Mais, depuis le 4 juin, la diplomatie américaine s’est livrée à toutes sortes d’atermoiements. À commencer par Hillary Clinton, qui a semblé, voici deux semaines, faire volte-face. Le mérite de Mahmoud Abbas dans cette affaire aura été de rester adossé aux premières déclarations de Barack Obama. Certes, le conflit du Proche-Orient est, de la part des Occidentaux, une longue histoire de débandades diplomatiques et de déclarations bravaches jamais suivies d’effets. Mais, tout de même, on verrait mal cette fois Américains et Européens reprocher aux Palestiniens de reprendre à la lettre leur propre discours. Obama n’est pas Bush. Et l’image d’Israël s’est considérablement détériorée depuis Gaza. Toutes les censures, toutes les propagandes et tous les « BHL » de la désinformation n’en peuvent mais. De plus, la question coloniale, cause profonde du conflit, a été remise au centre du discours politique par Obama. Et le caractère intrinsèque du gouvernement Nétanyahou, avec un ministre des Affaires étrangères, Avigdor Liberman, à côté duquel Jean-Marie Le Pen ferait presque figure de militant antiraciste, n’arrange évidemment pas le tableau. Les deux déplacements récents de Benyamin Nétanyahou à Washington et à Paris ont d’ailleurs témoigné de ce changement de climat. La fanfaronnade des communiqués israéliens n’a trompé personne.

Dans cette situation, les Israéliens ont recours à une tactique dont ils ont déjà usé en d’autres circonstances, notamment en 1999, avec Ehoud Barak : ils tentent de faire diversion. C’est la soudaine proposition d’une négociation séparée avec la Syrie. Mais le président syrien est trop habile pour tomber dans le piège (voir l’article de Richard Labévière). Mais une autre diversion a évidemment beaucoup plus de consistance. C’est la tension entretenue autour du dossier du nucléaire iranien. Une opération israélienne – improbable dans l’immédiat, mais possible dans quelques mois – bouleverserait les données actuelles. Et on peut facilement imaginer que les Palestiniens en feraient les frais. Mais nous n’en sommes pas là. En attendant, les Palestiniens ont tout intérêt à jouer la carte de la fermeté. Même si, comme c’est probable, les instances dirigeantes de l’OLP, qui se réuniront le 15 décembre, décident de prolonger le mandat de Mahmoud Abbas peut-être jusqu’à des élections elles-mêmes reportées au mois de juin. Et à laisser planer la menace d’une démission ou d’une déclaration unilatérale d’indépendance.

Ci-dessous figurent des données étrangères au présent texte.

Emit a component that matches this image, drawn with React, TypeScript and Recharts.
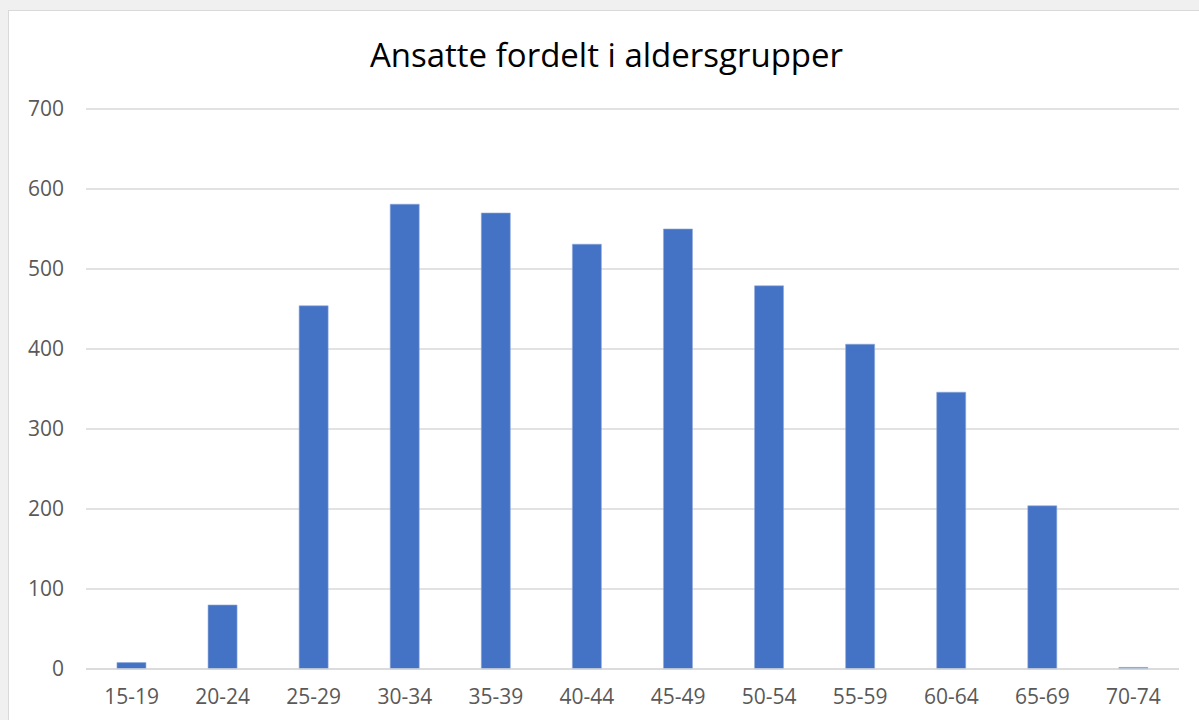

Que peut-il se passer dans ce laps de temps ? Les inconnues sont nombreuses. Un rabibochage politique du Fatah et du Hamas est de plus en plus improbable. Une nouvelle capitulation occidentale face à Israël, en revanche, n’est évidemment jamais à exclure [1]. Mais ce serait une défaite majeure pour Barack Obama. Ce pourrait être aussi la mort pure et simple de l’Autorité née des accords d’Oslo. Le conflit basculerait alors, peu ou prou, vers la fin de l’hypothèse à deux États. On verserait dans une situation à la sud-africaine, version apartheid. Il dépend en grande partie du président américain et, à un degré moindre, des Européens qu’un chemin plus économe en drames de toutes sortes soit emprunté.